> [Task]
Make an exact transcription of the material, leaving out all images.

> [Recorded data]
— begin —

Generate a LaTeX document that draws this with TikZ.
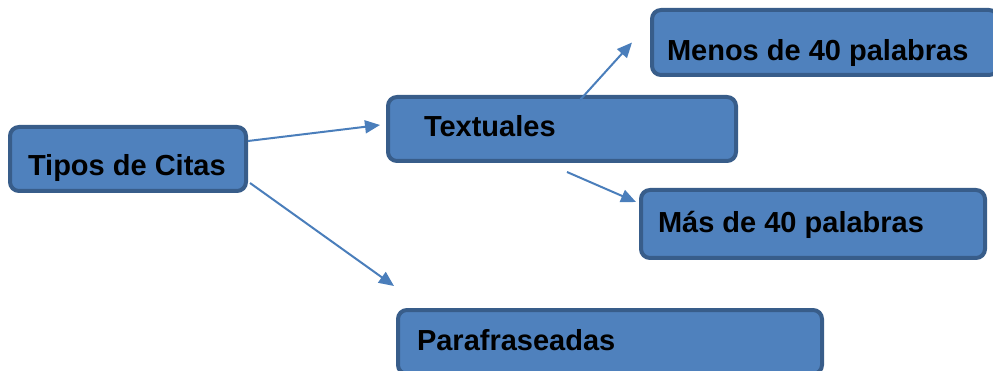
\documentclass[tikz,border=0pt]{standalone}
\usepackage{fontspec}
\setmainfont{Liberation Sans}
\usepackage{xcolor}
\definecolor{colorFill}{HTML}{4F81BD}
\definecolor{colorBorder}{HTML}{385D8A}
\definecolor{colorArrow}{HTML}{4A7EBB}
\usetikzlibrary{arrows.meta, positioning, calc}
\tikzset{cita/.style={draw=colorBorder, fill=colorFill, line width=4pt, rounded corners=9pt, anchor=north west, inner ysep=0pt, text depth=0pt, font=\fontsize{29}{34}\selectfont\bfseries}}
\newcommand{\citabox}[2]{\makebox[#1][l]{#2}}

\begin{document}
\begin{tikzpicture}[x=1pt, y=-1pt, >={Triangle[length=15pt,width=13pt]}, thick]
\useasboundingbox[clip] (0,0) rectangle (993,371);
\node[cita, minimum height=64pt, inner xsep=18pt, text height=34pt] (tipos) at (8,125) {\citabox{200pt}{Tipos de Citas}};
\node[cita, minimum height=64pt, inner xsep=36pt, text height=16pt] (textuales) at (386,95) {\citabox{276pt}{Textuales}};
\node[cita, minimum height=65pt, inner xsep=15pt, text height=37pt] (menos) at (650,8) {\citabox{316pt}{Menos de 40 palabras}};
\node[cita, minimum height=68pt, inner xsep=17pt, text height=18pt] (mas) at (639,188) {\citabox{310pt}{Más de 40 palabras}};
\node[cita, minimum height=64pt, inner xsep=19pt, text height=16pt] (para) at (396,308) {\citabox{386pt}{Parafraseadas}};
% puntas de las flechas
\coordinate (tipTextuales) at ($(textuales.west)+(-6,-4)$);
\coordinate (tipPara) at ($(para.north west)+(-2,-22)$);
\coordinate (tipMenos) at ($(menos.west)+(-18,0)$);
\coordinate (tipMas) at ($(mas.north west)+(-3,14)$);
\draw [->, colorArrow, line width=2pt] ($(tipos.north east)+(0,16)$) -- (tipTextuales);
\draw [->, colorArrow, line width=2pt] ($(tipos.south east)+(2,-10)$) -- (tipPara);
\draw [->, colorArrow, line width=2pt] ($(textuales.north)+(18,5)$) -- (tipMenos);
\draw [->, colorArrow, line width=2pt] ($(textuales.south)+(5,9)$) -- (tipMas);
\end{tikzpicture}
\end{document}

— end —

> [Reply]
Generate a LaTeX document that draws this with TikZ.
\documentclass[tikz,border=0pt]{standalone}
\usepackage{fontspec}
\setmainfont{Liberation Sans}
\usepackage{xcolor}
\definecolor{colorFill}{HTML}{4F81BD}
\definecolor{colorBorder}{HTML}{385D8A}
\definecolor{colorArrow}{HTML}{4A7EBB}
\usetikzlibrary{arrows.meta, positioning, calc}
\tikzset{cita/.style={draw=colorBorder, fill=colorFill, line width=4pt, rounded corners=9pt, anchor=north west, inner ysep=0pt, text depth=0pt, font=\fontsize{29}{34}\selectfont\bfseries}}
\newcommand{\citabox}[2]{\makebox[#1][l]{#2}}

\begin{document}
\begin{tikzpicture}[x=1pt, y=-1pt, >={Triangle[length=15pt,width=13pt]}, thick]
\useasboundingbox[clip] (0,0) rectangle (993,371);
\node[cita, minimum height=64pt, inner xsep=18pt, text height=34pt] (tipos) at (8,125) {\citabox{200pt}{Tipos de Citas}};
\node[cita, minimum height=64pt, inner xsep=36pt, text height=16pt] (textuales) at (386,95) {\citabox{276pt}{Textuales}};
\node[cita, minimum height=65pt, inner xsep=15pt, text height=37pt] (menos) at (650,8) {\citabox{316pt}{Menos de 40 palabras}};
\node[cita, minimum height=68pt, inner xsep=17pt, text height=18pt] (mas) at (639,188) {\citabox{310pt}{Más de 40 palabras}};
\node[cita, minimum height=64pt, inner xsep=19pt, text height=16pt] (para) at (396,308) {\citabox{386pt}{Parafraseadas}};
% puntas de las flechas
\coordinate (tipTextuales) at ($(textuales.west)+(-6,-4)$);
\coordinate (tipPara) at ($(para.north west)+(-2,-22)$);
\coordinate (tipMenos) at ($(menos.west)+(-18,0)$);
\coordinate (tipMas) at ($(mas.north west)+(-3,14)$);
\draw [->, colorArrow, line width=2pt] ($(tipos.north east)+(0,16)$) -- (tipTextuales);
\draw [->, colorArrow, line width=2pt] ($(tipos.south east)+(2,-10)$) -- (tipPara);
\draw [->, colorArrow, line width=2pt] ($(textuales.north)+(18,5)$) -- (tipMenos);
\draw [->, colorArrow, line width=2pt] ($(textuales.south)+(5,9)$) -- (tipMas);
\end{tikzpicture}
\end{document}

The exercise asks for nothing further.